My biggest need for support when I’m going through a health concern is nurturing and compassion. Someone else may be totally different. My husband was with me through chemo, and I had 3 of my best friends who’d sit with me as well.
That’s really important. It would give him a break if he was getting to the point where he needed to do some work or stressed out with my issues, because the spouses go through stuff, too.
For me, it was nurturing, compassion, conversation, the friendship, the hubby being there, knowing you can count on them to be with you.
»MORE: What kind of support cancer patients say helped the most
What helped you get through the hardest times?

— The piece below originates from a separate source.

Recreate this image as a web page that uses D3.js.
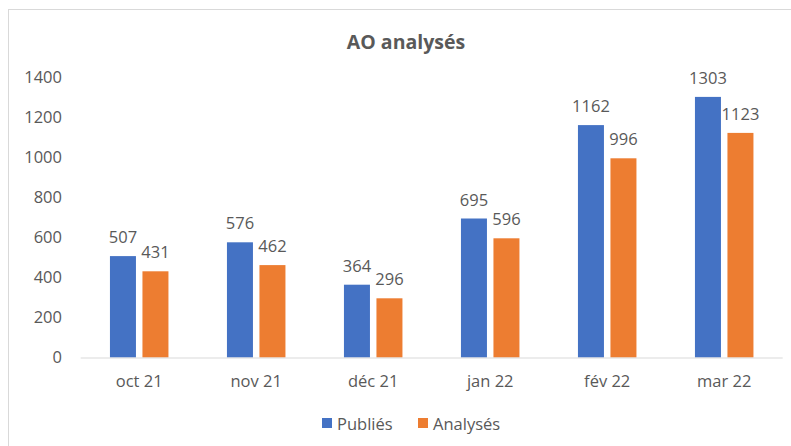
<!DOCTYPE html>
<html><head><meta charset="utf-8">
<script src="https://cdn.jsdelivr.net/npm/d3@7"></script>
<style>
html,body{margin:0;padding:0;background:#fff;}
svg text{font-family:"Open Sans","Noto Sans",sans-serif;fill:#595959;}
</style></head>
<body>
<svg id="c" width="791" height="446"></svg>
<script>
const categories = ["oct 21","nov 21","déc 21","jan 22","fév 22","mar 22"];
const seriesNames = ["Publiés","Analysés"];
const publies = [507,576,364,695,1162,1303];
const analyses = [431,462,296,596,996,1123];
const yTicks = [0,200,400,600,800,1000,1200,1400];
const colors = ["#4472C4","#ED7D31"];
const title = "AO analysés";

const svg = d3.select("#c");
svg.append("rect").attr("x",8.5).attr("y",9.5).attr("width",800).attr("height",460)
  .attr("fill","#fff").attr("stroke","#d9d9d9").attr("stroke-width",1);

const x0 = d3.scaleBand().domain(categories).range([80.7,782.7]).paddingInner(0.5).paddingOuter(0.25);
const x1 = d3.scaleBand().domain(seriesNames).range([0,x0.bandwidth()]).paddingInner(0.2).paddingOuter(0);
const y = d3.scaleLinear().domain([0,1400]).range([357.5,77.5]);

const data = categories.map((c,i)=>({cat:c, vals:[{s:seriesNames[0],v:publies[i]},{s:seriesNames[1],v:analyses[i]}]}));

// title
svg.append("text").attr("x",406).attr("y",49).attr("text-anchor","middle")
  .attr("font-size",19.5).attr("font-weight","bold").text(title);

// y axis labels
const yAxis = d3.axisLeft(y).tickValues(yTicks).tickFormat(d3.format("d")).tickSize(0).tickPadding(0);
const ga = svg.append("g").attr("transform","translate(62,0)").call(yAxis);
ga.select(".domain").remove();
ga.selectAll("text").attr("font-size",16.5).attr("fill","#595959")
  .style("font-family","'Open Sans','Noto Sans',sans-serif");

// bars
const groups = svg.append("g").selectAll("g").data(data).join("g")
  .attr("transform",d=>`translate(${x0(d.cat)},0)`);
groups.selectAll("rect").data(d=>d.vals).join("rect")
  .attr("x",d=>x1(d.s)).attr("width",x1.bandwidth())
  .attr("y",d=>y(d.v)).attr("height",d=>y(0)-y(d.v))
  .attr("fill",(d,i)=>colors[i]);
groups.selectAll("text").data(d=>d.vals).join("text")
  .attr("x",d=>x1(d.s)+x1.bandwidth()/2).attr("y",d=>y(d.v)-13)
  .attr("text-anchor","middle").attr("font-size",16.5).text(d=>d.v);

// baseline + x labels
const xAxis = d3.axisBottom(x0).tickSize(0).tickPadding(0);
const gx = svg.append("g").attr("transform",`translate(0,${y(0)})`).call(xAxis);
gx.select(".domain").attr("stroke","#d9d9d9").attr("d","M80.7,0.5H782.7");
gx.selectAll("text").attr("font-size",16.5).attr("fill","#595959").attr("dy",0).attr("y",29)
  .style("font-family","'Open Sans','Noto Sans',sans-serif");

// legend
const legendX = [322,418];
const lg = svg.append("g").selectAll("g").data(seriesNames).join("g")
  .attr("transform",(d,i)=>`translate(${legendX[i]},418)`);
lg.append("rect").attr("width",10).attr("height",10).attr("fill",(d,i)=>colors[i]);
lg.append("text").attr("x",15).attr("y",5).attr("dominant-baseline","central")
  .attr("font-size",16.5).text(d=>d);
</script>
</body></html>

I relied on my friends a lot to talk. If I wanted to have a good cry, I’d give them a call, and we’d talk for a long time and visit. My faith helped me get through the journey, and my husband was there for me along as well, even though I probably drove him crazy! Like I mentioned, he went to the store 6 times in less than 4 hours.
I even went to talk to a counselor on my own. It was someone we’d used before for something else, but I didn’t get that compassion from him. It may be more of a “woman” thing. I think women feel comfortable talking to women about stuff like this.
I did have anxiety. I typically had anxiety the first 3 or 4 days after chemo. I don’t know if it was from the chemo or if it was from the Ativan I was taking. Ativan is supposed to help you, but sometimes if you’re coming off of it, you get jittery.
I made sure for the last 3 months, I weaned myself down to a quarter of a pill if I needed something, and that might be twice a day for the first 3 or 4 days. I prayed a lot and got out. When I could walk in nature, usually after the third or fourth day I felt comfortable being to the park with the dogs.
I still do that to this day. Every morning I get up I do my breakfast routine, take care of the animals, and the first thing we do is get out the door, get in the car, go to the park and walk. It’s good for them, and it’s good for me. It helps me get my head straight for the day.
Guidance for patients and their caregivers
If you’re the person going through the cancer, for me, it was always just trying to stay focused and listening to what the doctors were telling me.
It’s going to get bad at some point. You are going to go through storms, but those storms are going to be over with, and then you wait till the next storm happens. You just go through it.
Don’t be afraid to take an Ativan if you have to. It does help relieve some stress. You don’t want stress in your life. I’ve been getting too stressed out lately with my other health concern.
It goes back to the team of doctors you have. If they make you feel confident, then you’re very hopeful. Praying helps.
If you’re the caregiver, realize that the patient may go crazy sometimes, as my husband has probably found out. I think it’s hard for them because they don’t know what you want. One minute you want something, the next minute you might want something else.
They’re trying to keep up with your requests, and it stresses them out as well. Just a note for the caregivers, be patient and compassionate and nurturing. It helps the patient be calm.